<<<<

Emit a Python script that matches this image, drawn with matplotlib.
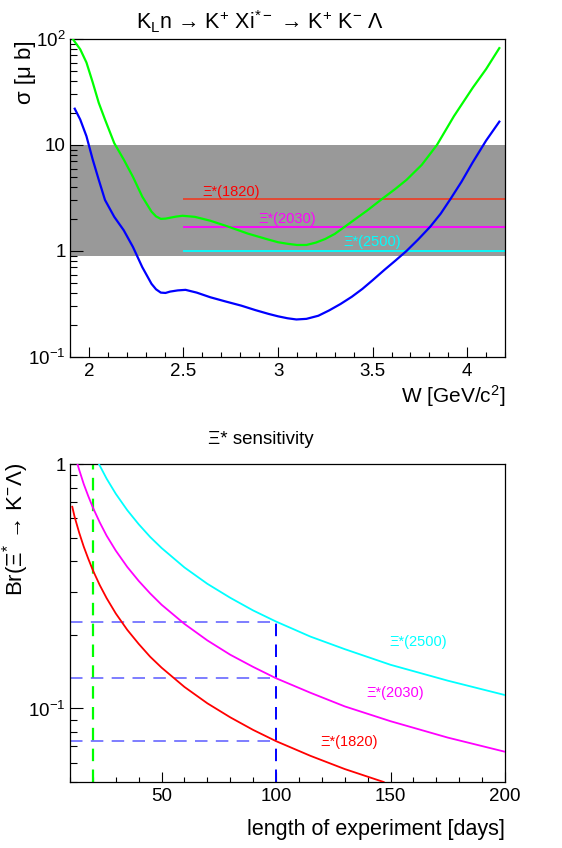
import matplotlib
matplotlib.use('Agg')
from matplotlib import pyplot as plt
from matplotlib.ticker import FixedLocator, FixedFormatter, NullFormatter, MultipleLocator, LogLocator, FuncFormatter

# 전역 설정
plt.rcParams['font.family'] = ['Liberation Sans', 'DejaVu Sans']
plt.rcParams['mathtext.fontset'] = 'custom'
plt.rcParams['mathtext.rm'] = 'Liberation Sans'
plt.rcParams['mathtext.it'] = 'Liberation Sans:italic'
plt.rcParams['mathtext.default'] = 'regular'
plt.rcParams['lines.scale_dashes'] = False

# ---- data: cross sections vs W ----
w_green = [1.915, 1.92, 1.954, 1.987, 2.02, 2.052, 2.085, 2.134, 2.184, 2.233, 2.282, 2.331,
           2.355, 2.38, 2.405, 2.429, 2.46, 2.495, 2.56, 2.642, 2.74, 2.84, 2.95, 3.0, 3.05,
           3.1, 3.15, 3.2, 3.25, 3.3, 3.35, 3.4, 3.47, 3.55, 3.62, 3.68, 3.76, 3.84, 3.93,
           4.03, 4.1, 4.17]
sig_green = [100, 97, 80, 60, 39, 25, 17.4, 10.4, 7.3, 5.0, 3.26, 2.35,
             2.12, 2.01, 2.02, 2.06, 2.11, 2.15, 2.1, 1.93, 1.69, 1.46, 1.28, 1.21, 1.17,
             1.14, 1.14, 1.2, 1.3, 1.45, 1.68, 1.95, 2.4, 3.1, 3.85, 4.7, 6.5, 10.0, 18.7,
             34.8, 52, 82]

w_blue = [1.925, 1.954, 1.987, 2.02, 2.052, 2.085, 2.134, 2.184, 2.233, 2.282, 2.331,
          2.355, 2.38, 2.405, 2.429, 2.47, 2.511, 2.57, 2.642, 2.72, 2.806, 2.88, 2.95,
          3.0, 3.05, 3.097, 3.15, 3.213, 3.27, 3.33, 3.39, 3.446, 3.5, 3.563, 3.62, 3.679,
          3.74, 3.804, 3.86, 3.912, 3.97, 4.028, 4.1, 4.17]
sig_blue = [22, 17.4, 12.1, 7.3, 4.7, 3.03, 2.1, 1.57, 1.09, 0.705, 0.49,
            0.435, 0.405, 0.402, 0.414, 0.425, 0.43, 0.405, 0.366, 0.335, 0.305, 0.277, 0.255,
            0.242, 0.232, 0.226, 0.229, 0.245, 0.275, 0.316, 0.37, 0.439, 0.53, 0.665, 0.81, 1.0,
            1.28, 1.69, 2.25, 3.1, 4.5, 6.8, 11, 16.6]

band_low, band_high = 0.9, 10
xi_names = ['Ξ*(1820)', 'Ξ*(2030)', 'Ξ*(2500)']
xi_sigma = [3.1, 1.7, 1.0]
xi_line_colors = ['#e8432c', '#ff00ff', '#00ffff']
xi_text_colors = ['#ff0000', '#ff00ff', '#00ffff']
xi_label_w = [2.75, 3.05, 3.5]
xi_label_sig = [3.6, 2.0, 1.22]

# ---- data: sensitivity vs days ----
days_red = [11, 12, 14, 16, 18, 20, 23, 26, 30, 35, 40, 45, 50, 60, 70, 80, 90, 100, 115, 130, 147]
br_red = [0.67, 0.61, 0.525, 0.46, 0.41, 0.368, 0.32, 0.283, 0.245, 0.21, 0.184, 0.163, 0.147,
          0.1225, 0.105, 0.092, 0.0817, 0.0735, 0.064, 0.0565, 0.05]
days_mag = [13.3, 14, 16, 18, 20, 23, 26, 30, 35, 40, 45, 50, 60, 70, 80, 90, 100, 115, 130,
            150, 175, 200]
br_mag = [1.0, 0.95, 0.83, 0.74, 0.665, 0.578, 0.51, 0.443, 0.38, 0.333, 0.296, 0.266, 0.222,
          0.19, 0.166, 0.148, 0.133, 0.116, 0.102, 0.0887, 0.076, 0.0665]
days_cyan = [22.7, 26, 30, 35, 40, 45, 50, 60, 70, 80, 90, 100, 115, 130, 150, 175, 200]
br_cyan = [1.0, 0.873, 0.757, 0.649, 0.568, 0.504, 0.454, 0.378, 0.324, 0.284, 0.252, 0.227,
           0.197, 0.175, 0.151, 0.13, 0.1135]
run_days = 20
ref_days = 100
br_at_ref = [0.0735, 0.133, 0.227]
sens_names = ['Ξ*(1820)', 'Ξ*(2030)', 'Ξ*(2500)']
sens_colors = ['#ff0000', '#ff00ff', '#00ffff']
sens_label_days = [132, 152, 162]
sens_label_br = [0.073, 0.1155, 0.1875]

W, H = 562, 848
fig = plt.figure(figsize=(W / 100, H / 100), dpi=100)

# ---- top pad ----
ax1 = fig.add_axes([70 / W, 1 - 357 / H, 435 / W, 318 / H])
ax1.set_yscale('log')
ax1.set_xlim(1.9, 4.2)
ax1.set_ylim(0.1, 100)
ax1.axhspan(band_low, band_high, color='#999999', lw=0, zorder=0)
ax1.hlines(xi_sigma, 2.5, 4.2, colors=xi_line_colors, lw=1.3, zorder=2)
for name, x, y, c in zip(xi_names, xi_label_w, xi_label_sig, xi_text_colors):
    ax1.text(x, y, name, color=c, fontsize=10.5, ha='center', va='center', zorder=4)
ax1.plot(w_green, sig_green, color='#00ff00', lw=1.6, zorder=3)
ax1.plot(w_blue, sig_blue, color='#0000ff', lw=1.6, zorder=3)

ax1.yaxis.set_major_locator(FixedLocator([0.1, 1, 10, 100]))
ax1.yaxis.set_major_formatter(FixedFormatter(['$10^{-1}$', '1', '10', '$10^{2}$']))
ax1.yaxis.set_minor_locator(LogLocator(base=10, subs=range(2, 10)))
ax1.yaxis.set_minor_formatter(NullFormatter())
ax1.xaxis.set_major_locator(MultipleLocator(0.5))
ax1.xaxis.set_minor_locator(MultipleLocator(0.1))
ax1.xaxis.set_major_formatter(FuncFormatter(lambda v, p: '%g' % v))

# ---- bottom pad ----
ax2 = fig.add_axes([70 / W, 1 - 782 / H, 435 / W, 317.7 / H])
ax2.set_yscale('log')
ax2.set_xlim(10, 200)
ax2.set_ylim(0.05, 1)
ax2.plot(days_red, br_red, color=sens_colors[0], lw=1.3, zorder=3)
ax2.plot(days_mag, br_mag, color=sens_colors[1], lw=1.3, zorder=3)
ax2.plot(days_cyan, br_cyan, color=sens_colors[2], lw=1.3, zorder=3)
ax2.axvline(run_days, color='#00ff00', lw=1.6, dashes=(9, 6), zorder=2)
ax2.vlines(ref_days, 0.05, br_at_ref[2], colors='#0000ff', lw=1.4,
           linestyles=[(0, (9, 6))], zorder=2)
ax2.hlines(br_at_ref, 10, ref_days, colors='#5a5aff', lw=1.1,
           linestyles=[(0, (9, 6))], zorder=2)
for name, x, y, c in zip(sens_names, sens_label_days, sens_label_br, sens_colors):
    ax2.text(x, y, name, color=c, fontsize=10.5, ha='center', va='center')

ax2.yaxis.set_major_locator(FixedLocator([0.1, 1]))
ax2.yaxis.set_major_formatter(FixedFormatter(['$10^{-1}$', '1']))
ax2.yaxis.set_minor_locator(LogLocator(base=10, subs=range(2, 10)))
ax2.yaxis.set_minor_formatter(NullFormatter())
ax2.xaxis.set_major_locator(MultipleLocator(50))
ax2.xaxis.set_minor_locator(MultipleLocator(10))

for ax in (ax1, ax2):
    for s in ax.spines.values():
        s.set_linewidth(0.9)
    ax.tick_params(which='both', direction='in', top=False, right=False, labelsize=13.5, width=0.8)
    ax.tick_params(axis='y', which='major', length=9.4, pad=3)
    ax.tick_params(axis='y', which='minor', length=5)
    ax.tick_params(axis='x', which='major', length=7, pad=4)
    ax.tick_params(axis='x', which='minor', length=3.6)

# ---- texts ----
fig.text(260 / W, 1 - 22 / H,
         'K$_{L}$n → K$^{+}$ Xi$^{*-}$ → K$^{+}$ K$^{-}$ Λ',
         fontsize=15.5, ha='center', va='center')
fig.text(25 / W, 1 - 40 / H, 'σ [μ b]', fontsize=16, rotation=90, ha='center', va='top')
fig.text(505 / W, 1 - 396 / H, 'W [GeV/c$^{2}$]', fontsize=15, ha='right', va='center')

fig.text(261 / W, 1 - 440 / H, 'Ξ* sensitivity', fontsize=13.5, ha='center', va='center')
fig.text(16 / W, 1 - 463 / H, 'Br(Ξ$^{*}$ → K$^{-}$Λ)', fontsize=16, rotation=90,
         ha='center', va='top')
fig.text(505 / W, 1 - 830 / H, 'length of experiment [days]', fontsize=15.5, ha='right', va='center')

fig.savefig('out.png', dpi=100)
plt.close()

>>>>

→ **PROBLEM**
Select and copy every line of the material that holds the string "matplotlib".

→ **WRITTEN ANSWER**
Emit a Python script that matches this image, drawn with matplotlib.
import matplotlib
matplotlib.use('Agg')
from matplotlib import pyplot as plt
from matplotlib.ticker import FixedLocator, FixedFormatter, NullFormatter, MultipleLocator, LogLocator, FuncFormatter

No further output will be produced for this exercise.